If you squint and strain your eyes, in the blur that forms you can half see / half imagine the hazy image of a good outcome in this whole mess. The first part is pretty obvious: even relatively robust data storage setups can be prone to failure. I was protected against an individual drive failure. And I was even protected against a motherboard failure by the widespread use of the Intel ICH10R chipset. But in the end, it was bad luck and human error that decided the fate of my data.
The second part is less obvious, but I tried to hint at it by the Tyler Durden quote at the beginning of this post: “the things you own end up owning you.” Over time, my hardware and software purchases had been geared towards catering to my massive stockpile of data. Most of it was just movies and TV shows; hardly critical data. But in my haste to “have it all” I had build a system that, while providing some safety nets in terms of hard drive failure, also jeopardized my valuable data (software, documents, pictures, music, video projects) that resided on the same RAID array.

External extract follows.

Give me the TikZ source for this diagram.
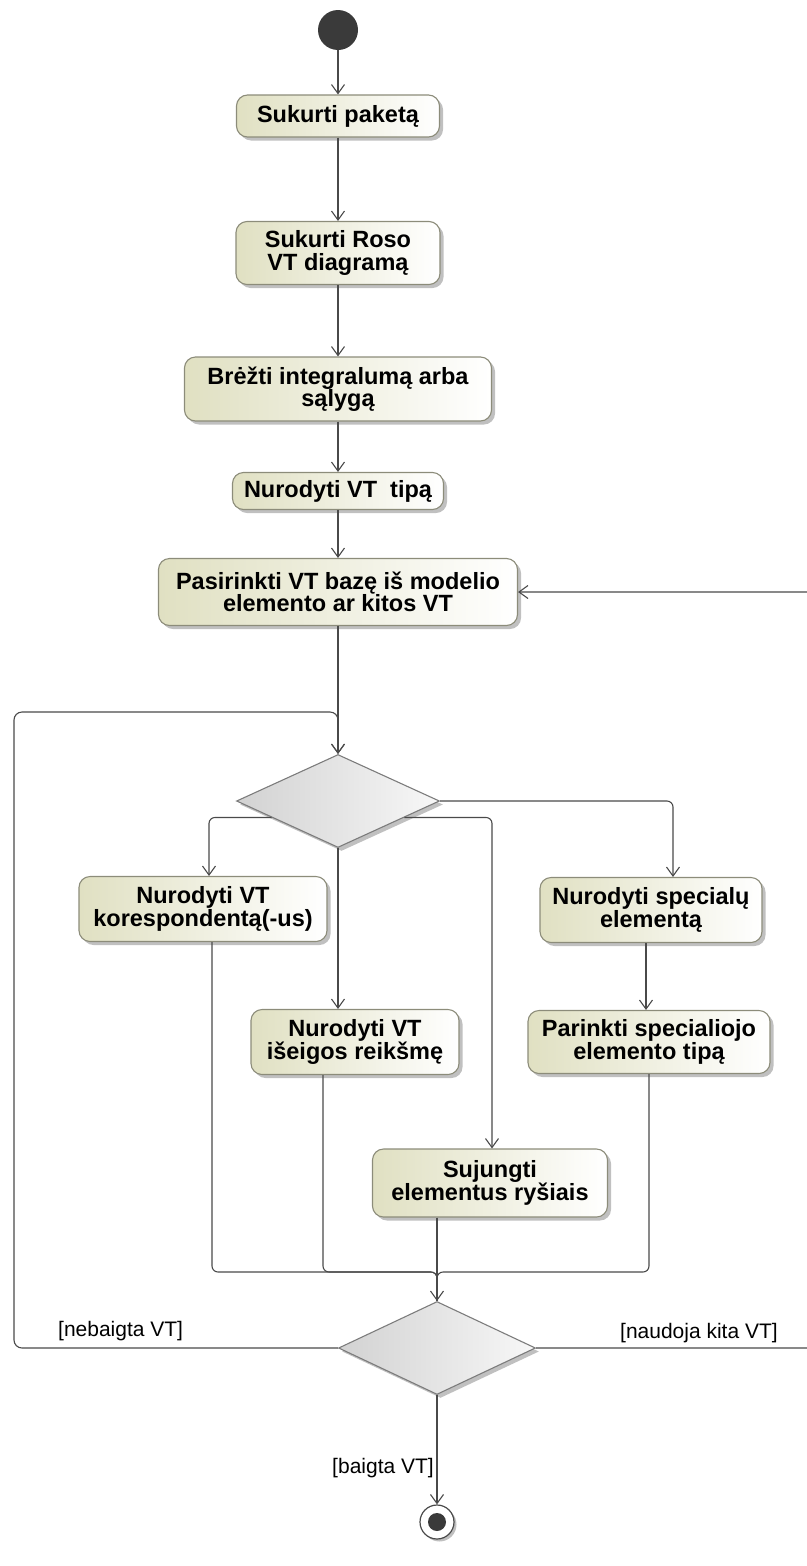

So while the loss is certainly painful, it provides me with an excellent opportunity to do two things: stop obsessing over large quantities of data (especially movies and TV shows) and getting rid of my complicated, expensive server. In accordance with all the new trend in advertising, it’s time to go “back to basics.” Which for me means trimming down my media library and keeping multiple copies of my data on separate hard drives.

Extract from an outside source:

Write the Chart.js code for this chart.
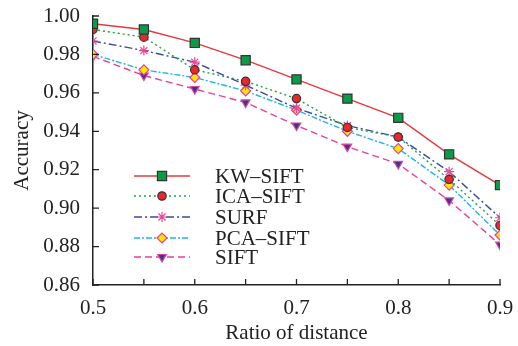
<!DOCTYPE html>
<html>
<head>
<meta charset="utf-8">
<script src="https://cdn.jsdelivr.net/npm/chart.js@4/dist/chart.umd.min.js"></script>
<style>
  html, body { margin: 0; padding: 0; background: #fff; }
</style>
</head>
<body>
<canvas id="chart" width="518" height="346"></canvas>
<script>
// ratio of distance (x) and accuracy per method
const ratios = [0.5, 0.55, 0.6, 0.65, 0.7, 0.75, 0.8, 0.85, 0.9];
const kwSift  = [0.996, 0.993, 0.986, 0.977, 0.967, 0.957, 0.947, 0.928, 0.912];
const icaSift = [0.993, 0.989, 0.972, 0.966, 0.957, 0.942, 0.937, 0.915, 0.891];
const surf    = [0.987, 0.982, 0.976, 0.964, 0.952, 0.943, 0.937, 0.919, 0.895];
const pcaSift = [0.980, 0.972, 0.968, 0.961, 0.951, 0.940, 0.931, 0.912, 0.886];
const sift    = [0.979, 0.969, 0.962, 0.955, 0.943, 0.932, 0.923, 0.904, 0.881];
const names   = ['KW\u2013SIFT', 'ICA\u2013SIFT', 'SURF', 'PCA\u2013SIFT', 'SIFT'];

const serif = '"Liberation Serif", "DejaVu Serif", serif';
const toPts = arr => arr.map((v, i) => ({ x: ratios[i], y: v }));

const datasets = [
  { label: names[0], data: toPts(kwSift), borderColor: '#e8383a', borderDash: [],
    pointStyle: 'rect', pointRadius: 6.5, pointBackgroundColor: '#0a9a48', pointBorderColor: '#333', pointRotation: 0 },
  { label: names[1], data: toPts(icaSift), borderColor: '#22a050', borderDash: [2, 3],
    pointStyle: 'circle', pointRadius: 4.2, pointBackgroundColor: '#e8282a', pointBorderColor: '#333', pointRotation: 0 },
  { label: names[2], data: toPts(surf), borderColor: '#3c4a9c', borderDash: [8, 3, 2, 3],
    pointStyle: 'star', pointRadius: 5, pointBackgroundColor: '#e84898', pointBorderColor: '#e84898', pointRotation: 0 },
  { label: names[3], data: toPts(pcaSift), borderColor: '#20b4e8', borderDash: [6, 2, 2, 2],
    pointStyle: 'rectRot', pointRadius: 5, pointBackgroundColor: '#ffe600', pointBorderColor: '#e8409a', pointRotation: 0 },
  { label: names[4], data: toPts(sift), borderColor: '#e8409a', borderDash: [7, 4],
    pointStyle: 'triangle', pointRadius: 5, pointBackgroundColor: '#3a3a90', pointBorderColor: '#e8409a', pointRotation: 180 }
].map(d => Object.assign(d, { borderWidth: 1.4, pointBorderWidth: 1.2, fill: false, tension: 0 }));

// ticks pointing into the plot
const inwardTicks = {
  id: 'inwardTicks',
  afterDraw(chart) {
    const { ctx, chartArea, scales } = chart;
    ctx.save();
    ctx.strokeStyle = '#222';
    ctx.lineWidth = 1.3;
    ctx.beginPath();
    scales.y.ticks.forEach(t => {
      const y = scales.y.getPixelForValue(t.value);
      ctx.moveTo(chartArea.left, y);
      ctx.lineTo(chartArea.left + 6, y);
    });
    scales.x.ticks.forEach(t => {
      const x = scales.x.getPixelForValue(t.value);
      ctx.moveTo(x, chartArea.bottom);
      ctx.lineTo(x, chartArea.bottom - 6);
    });
    ctx.stroke();
    ctx.restore();
  }
};

// legend inside the plot, lower left
const innerLegend = {
  id: 'innerLegend',
  afterDatasetsDraw(chart) {
    const ctx = chart.ctx;
    const rows = [176, 196, 217, 238, 257];
    ctx.save();
    chart.data.datasets.forEach((ds, i) => {
      const y = rows[i];
      ctx.strokeStyle = ds.borderColor;
      ctx.lineWidth = ds.borderWidth;
      ctx.setLineDash(ds.borderDash);
      ctx.beginPath();
      ctx.moveTo(134, y);
      ctx.lineTo(190, y);
      ctx.stroke();
      ctx.setLineDash([]);
      ctx.fillStyle = ds.pointBackgroundColor;
      ctx.strokeStyle = ds.pointBorderColor;
      ctx.lineWidth = ds.pointBorderWidth;
      Chart.helpers.drawPoint(ctx, {
        pointStyle: ds.pointStyle, rotation: ds.pointRotation,
        radius: ds.pointRadius, borderWidth: ds.pointBorderWidth
      }, 162, y);
      ctx.fillStyle = '#222';
      ctx.font = '21px ' + serif;
      ctx.textAlign = 'left';
      ctx.textBaseline = 'middle';
      ctx.fillText(ds.label, 215, y + 1);
    });
    ctx.restore();
  }
};

new Chart(document.getElementById('chart'), {
  type: 'line',
  data: { datasets },
  plugins: [inwardTicks, innerLegend],
  options: {
    responsive: false,
    animation: false,
    devicePixelRatio: 1,
    layout: { padding: { top: 16, right: 18, left: 0, bottom: 0 } },
    plugins: { legend: { display: false }, tooltip: { enabled: false } },
    scales: {
      x: {
        type: 'linear', min: 0.5, max: 0.9,
        afterFit: s => { s.height = 61; s.paddingLeft = 0; s.paddingRight = 0; },
        grid: { drawOnChartArea: false, drawTicks: false },
        border: { color: '#222', width: 1.5 },
        ticks: {
          stepSize: 0.05, padding: 11, color: '#222', maxRotation: 0, autoSkip: false,
          font: { family: serif, size: 21 },
          callback: v => (Math.round(v * 100) % 10 === 0 ? v.toFixed(1) : '')
        },
        title: { display: true, text: 'Ratio of distance', color: '#222',
                 font: { family: serif, size: 21 }, padding: { top: 0, bottom: 0 } }
      },
      y: {
        min: 0.86, max: 1.0,
        afterFit: s => { s.width = 93; s.paddingTop = 0; s.paddingBottom = 0; },
        grid: { drawOnChartArea: false, drawTicks: false },
        border: { color: '#222', width: 1.5 },
        ticks: {
          stepSize: 0.02, padding: 13, color: '#222',
          font: { family: serif, size: 21 },
          callback: v => v.toFixed(2)
        },
        title: { display: true, text: 'Accuracy', color: '#222',
                 font: { family: serif, size: 21 }, padding: { top: 10, bottom: 0 } }
      }
    }
  }
});
</script>
</body>
</html>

And at least for the foreseeable future, I’m saying goodbye to RAID. It was nice when it worked. But it also lulled me into a false sense of security. And as a result, I lost a lot of data. Much of it can be reconstructed over time, but some of it will remain forever lost. It’s good to be free from the pull of buying more and more hardware to keep up with my ever-expanding data collection, a la Tyler Durden. But it’s also a shame that the important data was lost because of my misplaced desire to keep too much.